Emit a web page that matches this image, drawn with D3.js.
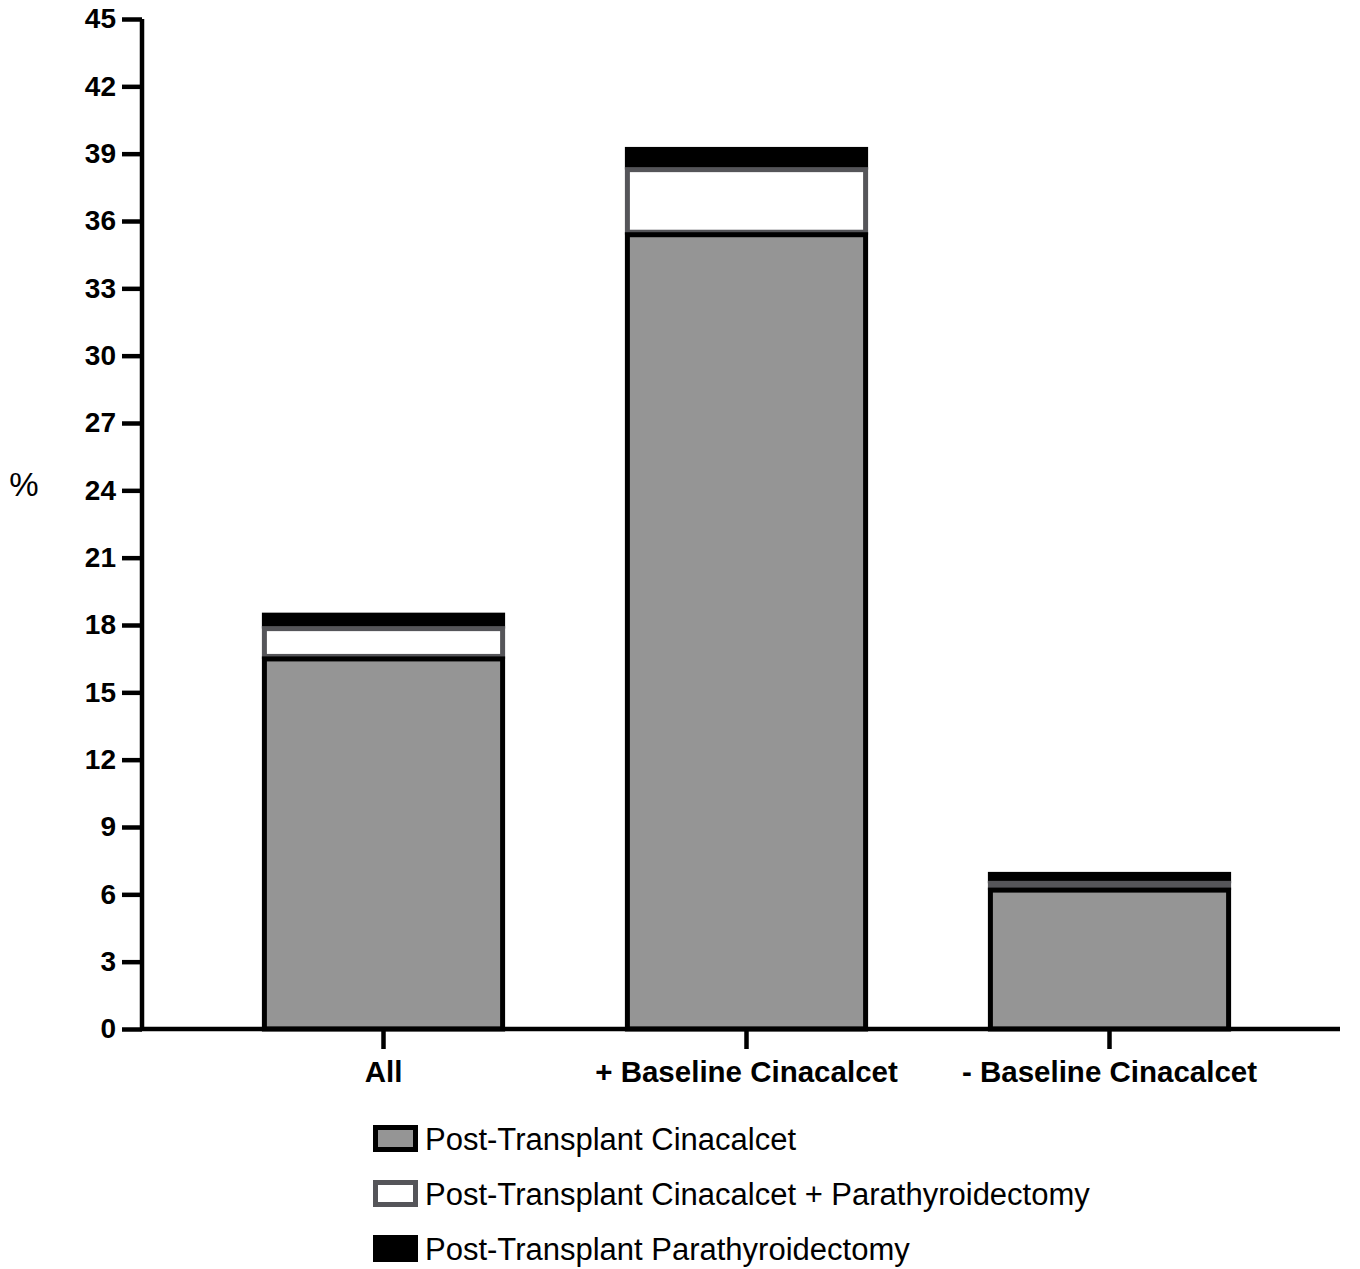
<!DOCTYPE html>
<meta charset="utf-8">
<style>
body { margin: 0; background: #fff; }
text { font-family: "Liberation Sans", Arial, sans-serif; }
.axis text { font-size: 28px; font-weight: bold; fill: #000; }
.xaxis text { font-size: 29.5px; }
.axis path, .axis line { stroke: #000; stroke-width: 4.5; }
.legend text { font-size: 31px; fill: #000; }
</style>
<body>
<svg width="1360" height="1269"></svg>
</body>
<script src="https://cdn.jsdelivr.net/npm/d3@7"></script>
<script>

var groups = ["All", "+ Baseline Cinacalcet", "- Baseline Cinacalcet"];
var cinacalcet = [16.6, 35.5, 6.3];
var cinaPtx = [1.35, 2.9, 0.3];
var ptx = [0.6, 0.9, 0.4];

var seriesNames = ["Post-Transplant Cinacalcet", "Post-Transplant Cinacalcet + Parathyroidectomy", "Post-Transplant Parathyroidectomy"];
var fills = ["#959595", "#ffffff", "#000000"];
var strokes = ["#000000", "#555559", "#000000"];

var yTicks = d3.range(0, 46, 3);

var svg = d3.select("svg");

var x = d3.scaleBand()
    .domain(groups)
    .range([202, 1291])
    .paddingInner(0.33)
    .paddingOuter(0.165);

var y = d3.scaleLinear()
    .domain([0, 45])
    .range([1029, 19]);

// stack the three series
var rows = groups.map(function(g, i) {
  return { group: g, s0: cinacalcet[i], s1: cinaPtx[i], s2: ptx[i] };
});
var stack = d3.stack().keys(["s0", "s1", "s2"])(rows);

// draw top segment first so lower outlines lie on top
var sw = 5;
[2, 1, 0].forEach(function(k) {
  svg.append("g")
    .selectAll("rect")
    .data(stack[k])
    .enter().append("rect")
      .attr("x", function(d) { return x(d.data.group) + sw / 2; })
      .attr("width", x.bandwidth() - sw)
      .attr("y", function(d) { return y(d[1]) + sw / 2; })
      .attr("height", function(d) { return Math.max(0, y(d[0]) - y(d[1]) - sw / 2); })
      .attr("fill", fills[k])
      .attr("stroke", strokes[k])
      .attr("stroke-width", sw);
});

// y axis
var yAxis = svg.append("g")
    .attr("class", "axis")
    .attr("transform", "translate(142,0)")
    .call(d3.axisLeft(y).tickValues(yTicks).tickSize(20).tickPadding(6).tickSizeOuter(0));
yAxis.select(".domain").attr("d", "M0," + y(45) + "V" + y(0));

// x axis
var xAxis = svg.append("g")
    .attr("class", "axis xaxis")
    .attr("transform", "translate(0," + y(0) + ")")
    .call(d3.axisBottom(x).tickSize(20).tickPadding(12).tickSizeOuter(0));
xAxis.select(".domain").attr("d", "M140,0H1340");

svg.append("text")
    .attr("x", 24)
    .attr("y", 496)
    .attr("text-anchor", "middle")
    .style("font-size", "33px")
    .text("%");

// legend
var legend = svg.append("g")
    .attr("class", "legend")
    .selectAll("g")
    .data(seriesNames)
    .enter().append("g")
      .attr("transform", function(d, i) { return "translate(373," + (1125 + i * 55) + ")"; });

legend.append("rect")
    .attr("x", 2.5)
    .attr("y", 2.5)
    .attr("width", 40)
    .attr("height", 22)
    .attr("fill", function(d, i) { return fills[i]; })
    .attr("stroke", function(d, i) { return strokes[i]; })
    .attr("stroke-width", 5);

legend.append("text")
    .attr("x", 52)
    .attr("y", 25)
    .text(function(d) { return d; });

</script>
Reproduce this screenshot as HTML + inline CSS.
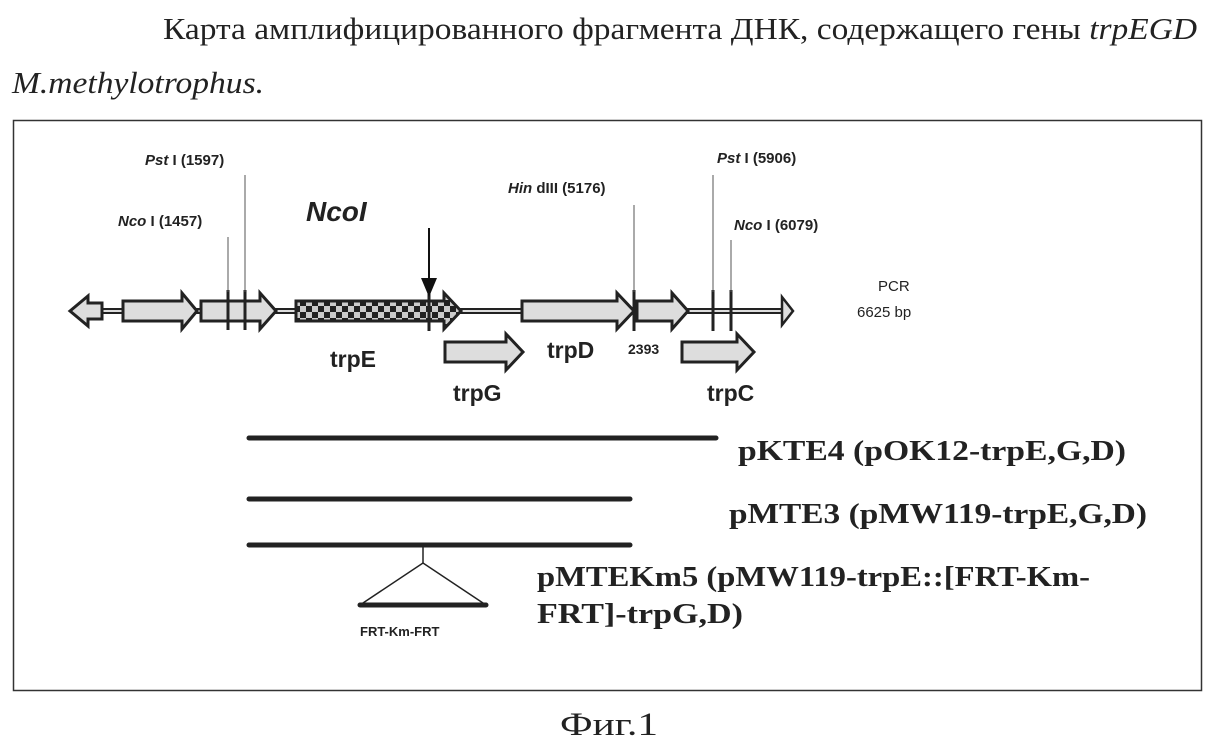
◆ ◆ ◆
Leave out the pictures and copy everything else in the records word for word.

Emit a web page that matches this image, drawn with D3.js.
<!DOCTYPE html>
<meta charset="utf-8">
<style>
body { margin: 0; background: #fff; }
text { font-family: "Liberation Sans", Arial, sans-serif; }
.axis text { font-size: 28px; font-weight: bold; fill: #000; }
.xaxis text { font-size: 29.5px; }
.axis path, .axis line { stroke: #000; stroke-width: 4.5; }
.legend text { font-size: 31px; fill: #000; }
</style>
<body>
<svg width="1360" height="1269"></svg>
</body>
<script src="https://cdn.jsdelivr.net/npm/d3@7"></script>
<script>

var groups = ["All", "+ Baseline Cinacalcet", "- Baseline Cinacalcet"];
var cinacalcet = [16.6, 35.5, 6.3];
var cinaPtx = [1.35, 2.9, 0.3];
var ptx = [0.6, 0.9, 0.4];

var seriesNames = ["Post-Transplant Cinacalcet", "Post-Transplant Cinacalcet + Parathyroidectomy", "Post-Transplant Parathyroidectomy"];
var fills = ["#959595", "#ffffff", "#000000"];
var strokes = ["#000000", "#555559", "#000000"];

var yTicks = d3.range(0, 46, 3);

var svg = d3.select("svg");

var x = d3.scaleBand()
    .domain(groups)
    .range([202, 1291])
    .paddingInner(0.33)
    .paddingOuter(0.165);

var y = d3.scaleLinear()
    .domain([0, 45])
    .range([1029, 19]);

// stack the three series
var rows = groups.map(function(g, i) {
  return { group: g, s0: cinacalcet[i], s1: cinaPtx[i], s2: ptx[i] };
});
var stack = d3.stack().keys(["s0", "s1", "s2"])(rows);

// draw top segment first so lower outlines lie on top
var sw = 5;
[2, 1, 0].forEach(function(k) {
  svg.append("g")
    .selectAll("rect")
    .data(stack[k])
    .enter().append("rect")
      .attr("x", function(d) { return x(d.data.group) + sw / 2; })
      .attr("width", x.bandwidth() - sw)
      .attr("y", function(d) { return y(d[1]) + sw / 2; })
      .attr("height", function(d) { return Math.max(0, y(d[0]) - y(d[1]) - sw / 2); })
      .attr("fill", fills[k])
      .attr("stroke", strokes[k])
      .attr("stroke-width", sw);
});

// y axis
var yAxis = svg.append("g")
    .attr("class", "axis")
    .attr("transform", "translate(142,0)")
    .call(d3.axisLeft(y).tickValues(yTicks).tickSize(20).tickPadding(6).tickSizeOuter(0));
yAxis.select(".domain").attr("d", "M0," + y(45) + "V" + y(0));

// x axis
var xAxis = svg.append("g")
    .attr("class", "axis xaxis")
    .attr("transform", "translate(0," + y(0) + ")")
    .call(d3.axisBottom(x).tickSize(20).tickPadding(12).tickSizeOuter(0));
xAxis.select(".domain").attr("d", "M140,0H1340");

svg.append("text")
    .attr("x", 24)
    .attr("y", 496)
    .attr("text-anchor", "middle")
    .style("font-size", "33px")
    .text("%");

// legend
var legend = svg.append("g")
    .attr("class", "legend")
    .selectAll("g")
    .data(seriesNames)
    .enter().append("g")
      .attr("transform", function(d, i) { return "translate(373," + (1125 + i * 55) + ")"; });

legend.append("rect")
    .attr("x", 2.5)
    .attr("y", 2.5)
    .attr("width", 40)
    .attr("height", 22)
    .attr("fill", function(d, i) { return fills[i]; })
    .attr("stroke", function(d, i) { return strokes[i]; })
    .attr("stroke-width", 5);

legend.append("text")
    .attr("x", 52)
    .attr("y", 25)
    .text(function(d) { return d; });

</script>
Reproduce this screenshot as HTML + inline CSS.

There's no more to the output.